Victorian Fairy Tales
Edited by Michael Newton
Oxford University Press


Pub Date   May 1 2015

Description

The Victorian fascination with fairyland is reflected in the literature of the period, which includes some of the most imaginative fairy tales ever written. They offer the shortest path to the age's dreams, desires, and wishes. Authors central to the nineteenth-century canon such as Thackeray, Oscar Wilde, Ford Madox Ford, and Rudyard Kipling wrote fairy tales, and authors primarily famous for their work in the genre include George MacDonald, Juliana Ewing, Mary De Morgan, and Andrew Lang. This anthology brings together fourteen of the best stories, by these and other outstanding practitioners, to show the vibrancy and variety of the form and its ability to reflect our deepest concerns.
The stories in this selection range from pure whimsy and romance to witty satire and darker, uncanny mystery. Paradox proves central to a form offered equally to children and adults. Fairyland is a dynamic and beguiling place, one that permits the most striking explorations of gender, suffering, love, family, and the travails of identity. Michael Newton's introduction and notes explore the literary marketplace in which these tales appeared, as well as the role they played in contemporary debates on scepticism and belief.

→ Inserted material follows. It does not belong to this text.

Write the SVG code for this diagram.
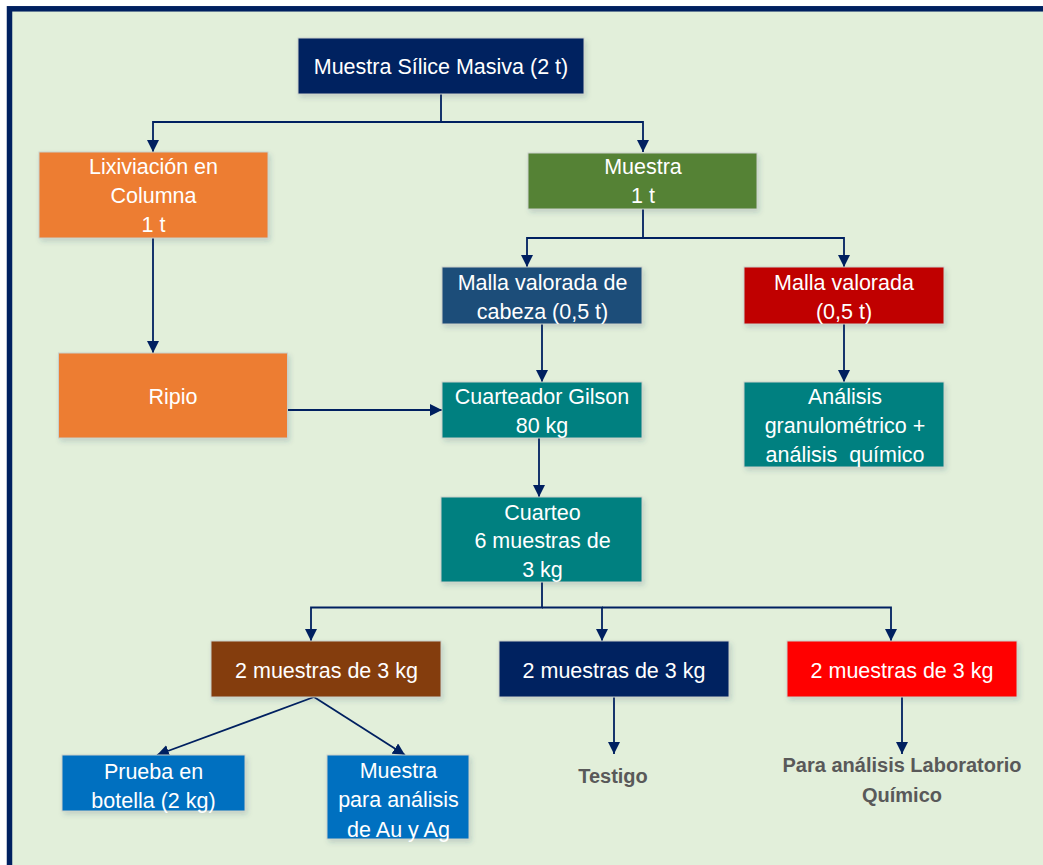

The book also includes a selection of original illustrations by some of the masters of the field such as Richard Doyle, Arthur Hughes, and Walter Crane.


The Witch of Napoli
Michael Schmicker
AuthorBuzz
Palladino Books

Pub Date   Jan 15 2015
Description

Historical fiction with a paranormal twist, set in Italy and England in 1899.
Italy 1899: Fiery-tempered, erotic medium Alessandra Poverelli levitates a table at a Spiritualist séance in Naples. A reporter photographs the miracle, and wealthy, skeptical, Jewish psychiatrist Camillo Lombardi arrives in Naples to investigate. When she materializes the ghost of his dead mother, he risks his reputation and fortune to finance a tour of the Continent, challenging the scientific and academic elite of Europe to test Alessandra’s mysterious powers. She will help him rewrite Science. His fee will help her escape her sadistic husband Pigotti and start a new life in Rome. Newspapers across Europe trumpet her Cinderella story and baffling successes, and the public demands to know – does the “Queen of Spirits” really have supernatural powers? Nigel Huxley is convinced she’s simply another vulgar, Italian trickster. The icy, aristocratic detective for England’s Society for the Investigation of Mediums launches a plot to trap and expose her. The Vatican is quietly digging up her childhood secrets, desperate to discredit her supernatural powers; her abusive husband Pigotti is coming to kill her; and the tarot cards predict catastrophe.